* EXERCISE BRIEF
Leave out the pictures and retype only the lines from the opening line to the line that holds "b1800_offset = [50.7, 50.7, 50.7]", both ends included.

════════════════

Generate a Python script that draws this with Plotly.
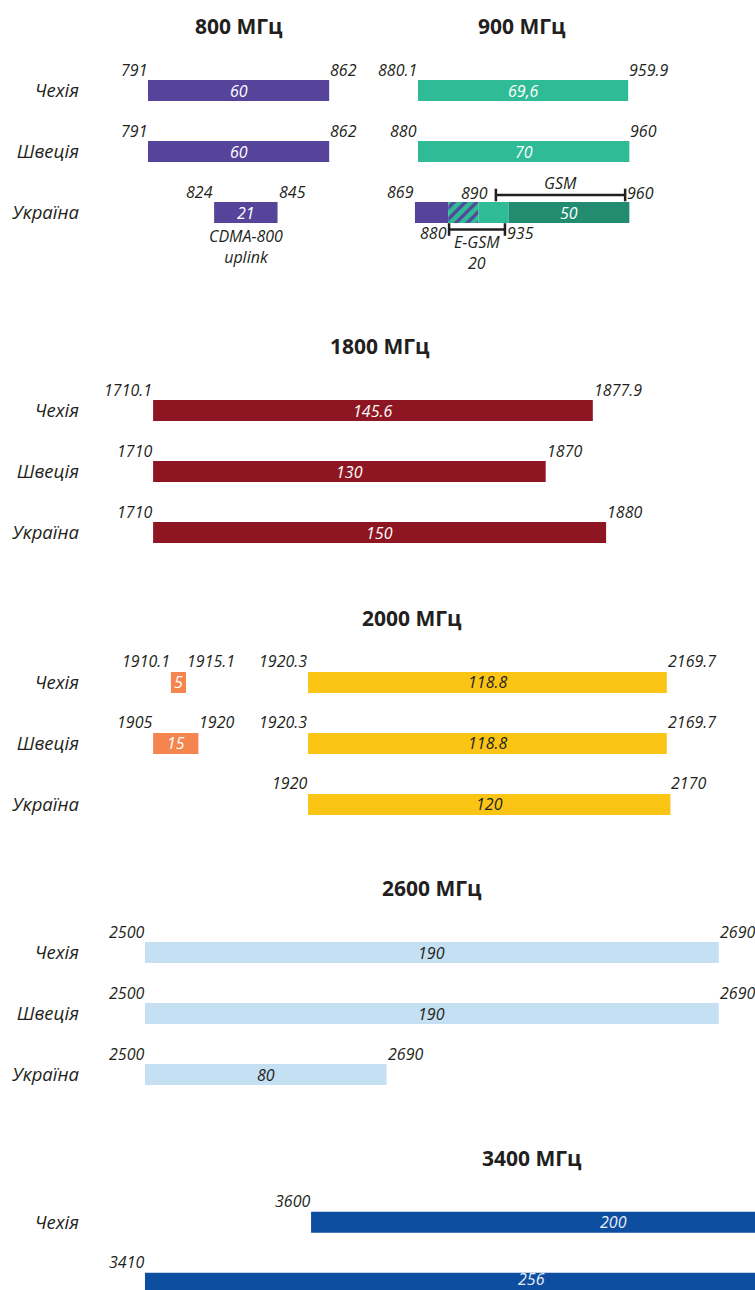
import plotly.graph_objects as go

W, H = 755, 1290
PX_PER_U = 3.02            # schematic scale: pixels per MHz of bandwidth
XMAX = W / PX_PER_U
ROW_PX = 61                # pixels between rows
BAR_W = 21 / ROW_PX

countries = ["Чехія", "Швеція", "Україна"]

# ---------------- data ----------------
# 800 MHz
b800_start = ["791", "791", "824"]
b800_end = ["862", "862", "845"]
b800_width = [60, 60, 21]
b800_text = ["60", "60", "21"]
b800_offset = [49.0, 49.0, 70.9]
ua800_note = ["CDMA-800", "uplink"]

# 900 MHz (Czechia, Sweden)
b900_start = ["880.1", "880"]
b900_end = ["959.9", "960"]
b900_width = [69.6, 70]
b900_text = ["69,6", "70"]
b900_offset = [138.4, 138.4]
# 900 MHz Ukraine: CDMA only / CDMA+E-GSM overlap / E-GSM / GSM
ua900_seg_width = [11, 10, 10, 40]
ua900_seg_text = ["", "", "", "50"]
ua900_offset = 137.4
ua900_start = "869"
ua900_gsm = [164.2, 207.0]
ua900_gsm_labels = ["890", "960"]
ua900_gsm_name = "GSM"
ua900_egsm = [148.7, 167.2]
ua900_egsm_labels = ["880", "935"]
ua900_egsm_name = ["E-GSM", "20"]

# 1800 MHz
b1800_start = ["1710.1", "1710", "1710"]
b1800_end = ["1877.9", "1870", "1880"]
b1800_width = [145.6, 130, 150]
b1800_text = ["145.6", "130", "150"]
b1800_offset = [50.7, 50.7, 50.7]

# 2000 MHz, TDD part
b2000a_rows = [0, 1]
b2000a_start = ["1910.1", "1905"]
b2000a_end = ["1915.1", "1920"]
b2000a_width = [5, 15]
b2000a_text = ["5", "15"]
b2000a_offset = [56.6, 50.7]
# 2000 MHz, FDD part
b2000b_start = ["1920.3", "1920.3", "1920"]
b2000b_end = ["2169.7", "2169.7", "2170"]
b2000b_width = [118.8, 118.8, 120]
b2000b_text = ["118.8", "118.8", "120"]
b2000b_offset = [102.0, 102.0, 102.0]

# 2600 MHz
b2600_start = ["2500", "2500", "2500"]
b2600_end = ["2690", "2690", "2690"]
b2600_width = [190, 190, 80]
b2600_text = ["190", "190", "80"]
b2600_offset = [48.0, 48.0, 48.0]

# 3400 MHz
b3400_rows = [0, 1]
b3400_start = ["3600", "3410"]
b3400_width = [200, 256]
b3400_text = ["200", "256"]
b3400_offset = [103.0, 48.0]

# ---------------- styles ----------------
INK = "#231f20"
PURPLE = "#56449b"
GREEN = "#2fbb96"
DGREEN = "#228c70"
RED = "#8e1622"
ORANGE = "#f5854f"
YELLOW = "#fbc516"
LBLUE = "#c4e0f2"
BLUE = "#0e4ea1"
FONT = "Open Sans"

# panel geometry: first row centre, top, bottom (pixels)
panels = [
    dict(c0=90.5, top=0, bottom=285, rows=3),
    dict(c0=410.5, top=315, bottom=575, rows=3),
    dict(c0=682.5, top=585, bottom=845, rows=3),
    dict(c0=952.5, top=855, bottom=1115, rows=3),
    dict(c0=1222.3, top=1125, bottom=H, rows=2),
]

fig = go.Figure()
annotations = []


def ax(i):
    return ("x" if i == 0 else f"x{i+1}"), ("y" if i == 0 else f"y{i+1}")


def note(i, x, y, text, size=16, color=INK, xanchor="center", italic=True, bold=False,
         xshift=0, yshift=0):
    xr, yr = ax(i)
    annotations.append(dict(
        x=x, y=y, xref=xr, yref=yr, text=text, showarrow=False,
        xanchor=xanchor, yanchor="middle", xshift=xshift, yshift=yshift,
        font=dict(family=FONT, size=size, color=color,
                  style="italic" if italic else "normal",
                  weight="bold" if bold else "normal")))


def add_bar(i, row, offset, width, color, text, tcolor, start=None, end=None, pattern=None):
    xr, yr = ax(i)
    marker = dict(color=color, line=dict(width=0))
    if pattern:
        marker["pattern"] = pattern
    fig.add_trace(go.Bar(orientation="h", base=[offset], x=[width], y=[row],
                         width=BAR_W, marker=marker, xaxis=xr, yaxis=yr,
                         hoverinfo="skip", showlegend=False, cliponaxis=True))
    if text:
        # keep the text inside the canvas when the row sits on the bottom edge
        row_px = panels[i]["c0"] + row * ROW_PX
        ys = max(0, row_px + 11 - H)
        note(i, offset + width / 2, row, text, size=16, color=tcolor, yshift=ys)
    lab_dy = -21 / ROW_PX
    if start:
        note(i, offset, row + lab_dy, start, xanchor="right", xshift=1)
    if end:
        note(i, offset + width, row + lab_dy, end, xanchor="left", xshift=-1)


def bracket(i, row, xs, dy):
    xr, yr = ax(i)
    fig.add_trace(go.Scatter(x=xs, y=[row + dy] * len(xs), mode="lines+markers",
                             line=dict(color=INK, width=2.5),
                             marker=dict(symbol="line-ns", size=9,
                                         line=dict(color=INK, width=2.5)),
                             xaxis=xr, yaxis=yr, hoverinfo="skip", showlegend=False))


# ---- panel 0 : 800 & 900
for r in range(3):
    add_bar(0, r, b800_offset[r], b800_width[r], PURPLE, b800_text[r], "white",
            b800_start[r], b800_end[r])
for r in range(2):
    add_bar(0, r, b900_offset[r], b900_width[r], GREEN, b900_text[r], "white",
            b900_start[r], b900_end[r])
ua_row = 2
note(0, b800_offset[2] + b800_width[2] / 2, ua_row + 34 / ROW_PX, "<br>".join(ua800_note))

seg_colors = [PURPLE, GREEN, GREEN, DGREEN]
x0 = ua900_offset
for k, wdt in enumerate(ua900_seg_width):
    pat = None
    if k == 1:
        pat = dict(shape="/", fgcolor=PURPLE, bgcolor=GREEN, size=8, solidity=0.4,
                   fillmode="replace")
    add_bar(0, ua_row, x0, wdt, seg_colors[k], ua900_seg_text[k], "white",
            ua900_start if k == 0 else None, None, pattern=pat)
    x0 += wdt

gsm_dy = -17.5 / ROW_PX
egsm_dy = 17 / ROW_PX
bracket(0, ua_row, ua900_gsm, gsm_dy)
bracket(0, ua_row, ua900_egsm, egsm_dy)
note(0, ua900_gsm[0] - 2, ua_row - 19.5 / ROW_PX, ua900_gsm_labels[0], xanchor="right")
note(0, ua900_gsm[1], ua_row - 19.5 / ROW_PX, ua900_gsm_labels[1], xanchor="left")
note(0, sum(ua900_gsm) / 2, ua_row - 29.5 / ROW_PX, ua900_gsm_name)
note(0, ua900_egsm[0], ua_row + 20 / ROW_PX, ua900_egsm_labels[0], xanchor="right")
note(0, ua900_egsm[1], ua_row + 20 / ROW_PX, ua900_egsm_labels[1], xanchor="left")
note(0, sum(ua900_egsm) / 2, ua_row + 40 / ROW_PX, "<br>".join(ua900_egsm_name))

# ---- panel 1 : 1800
for r in range(3):
    add_bar(1, r, b1800_offset[r], b1800_width[r], RED, b1800_text[r], "white",
            b1800_start[r], b1800_end[r])
# ---- panel 2 : 2000
for k, r in enumerate(b2000a_rows):
    add_bar(2, r, b2000a_offset[k], b2000a_width[k], ORANGE, b2000a_text[k], "white",
            b2000a_start[k], b2000a_end[k])
for r in range(3):
    add_bar(2, r, b2000b_offset[r], b2000b_width[r], YELLOW, b2000b_text[r], INK,
            b2000b_start[r], b2000b_end[r])
# ---- panel 3 : 2600
for r in range(3):
    add_bar(3, r, b2600_offset[r], b2600_width[r], LBLUE, b2600_text[r], INK,
            b2600_start[r], b2600_end[r])
# ---- panel 4 : 3400
for k, r in enumerate(b3400_rows):
    add_bar(4, r, b3400_offset[k], b3400_width[k], BLUE, b3400_text[k], "#e6edf7",
            b3400_start[k], None)

# ---- titles, centred over each band's extent
bands = [
    (0, "800 МГц", b800_offset, b800_width),
    (0, "900 МГц", b900_offset + [ua900_offset], b900_width + [sum(ua900_seg_width)]),
    (1, "1800 МГц", b1800_offset, b1800_width),
    (2, "2000 МГц", b2000a_offset + b2000b_offset, b2000a_width + b2000b_width),
    (3, "2600 МГц", b2600_offset, b2600_width),
    (4, "3400 МГц", b3400_offset, b3400_width),
]
for i, title, offs, wids in bands:
    lo = min(offs)
    hi = max(o + w for o, w in zip(offs, wids))
    note(i, (lo + hi) / 2, -1.05, title, size=21, italic=False, bold=True)

# ---- axes
layout = dict(width=W, height=H, margin=dict(l=0, r=0, t=0, b=0),
              paper_bgcolor="white", plot_bgcolor="white",
              barmode="overlay", showlegend=False, annotations=annotations)
for i, p in enumerate(panels):
    xn = "xaxis" if i == 0 else f"xaxis{i+1}"
    yn = "yaxis" if i == 0 else f"yaxis{i+1}"
    yr = "y" if i == 0 else f"y{i+1}"
    layout[xn] = dict(domain=[0, 1], range=[0, XMAX], visible=False, anchor=yr,
                      fixedrange=True)
    layout[yn] = dict(
        domain=[1 - p["bottom"] / H, 1 - p["top"] / H],
        range=[(p["bottom"] - p["c0"]) / ROW_PX, (p["top"] - p["c0"]) / ROW_PX],
        anchor="free", position=79 / W,
        tickvals=list(range(p["rows"])), ticktext=countries[:p["rows"]],
        tickfont=dict(family=FONT, size=18.5, color=INK, style="italic"),
        showgrid=False, zeroline=False, showline=False, ticks="",
        fixedrange=True)
fig.update_layout(**layout)

fig.write_html("out.html", config=dict(displayModeBar=False),
               post_script="document.body.style.margin='0px';document.body.style.overflow='hidden';")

════════════════

* TASK RESPONSE
Generate a Python script that draws this with Plotly.
import plotly.graph_objects as go

W, H = 755, 1290
PX_PER_U = 3.02            # schematic scale: pixels per MHz of bandwidth
XMAX = W / PX_PER_U
ROW_PX = 61                # pixels between rows
BAR_W = 21 / ROW_PX

countries = ["Чехія", "Швеція", "Україна"]

# ---------------- data ----------------
# 800 MHz
b800_start = ["791", "791", "824"]
b800_end = ["862", "862", "845"]
b800_width = [60, 60, 21]
b800_text = ["60", "60", "21"]
b800_offset = [49.0, 49.0, 70.9]
ua800_note = ["CDMA-800", "uplink"]

# 900 MHz (Czechia, Sweden)
b900_start = ["880.1", "880"]
b900_end = ["959.9", "960"]
b900_width = [69.6, 70]
b900_text = ["69,6", "70"]
b900_offset = [138.4, 138.4]
# 900 MHz Ukraine: CDMA only / CDMA+E-GSM overlap / E-GSM / GSM
ua900_seg_width = [11, 10, 10, 40]
ua900_seg_text = ["", "", "", "50"]
ua900_offset = 137.4
ua900_start = "869"
ua900_gsm = [164.2, 207.0]
ua900_gsm_labels = ["890", "960"]
ua900_gsm_name = "GSM"
ua900_egsm = [148.7, 167.2]
ua900_egsm_labels = ["880", "935"]
ua900_egsm_name = ["E-GSM", "20"]

# 1800 MHz
b1800_start = ["1710.1", "1710", "1710"]
b1800_end = ["1877.9", "1870", "1880"]
b1800_width = [145.6, 130, 150]
b1800_text = ["145.6", "130", "150"]
b1800_offset = [50.7, 50.7, 50.7]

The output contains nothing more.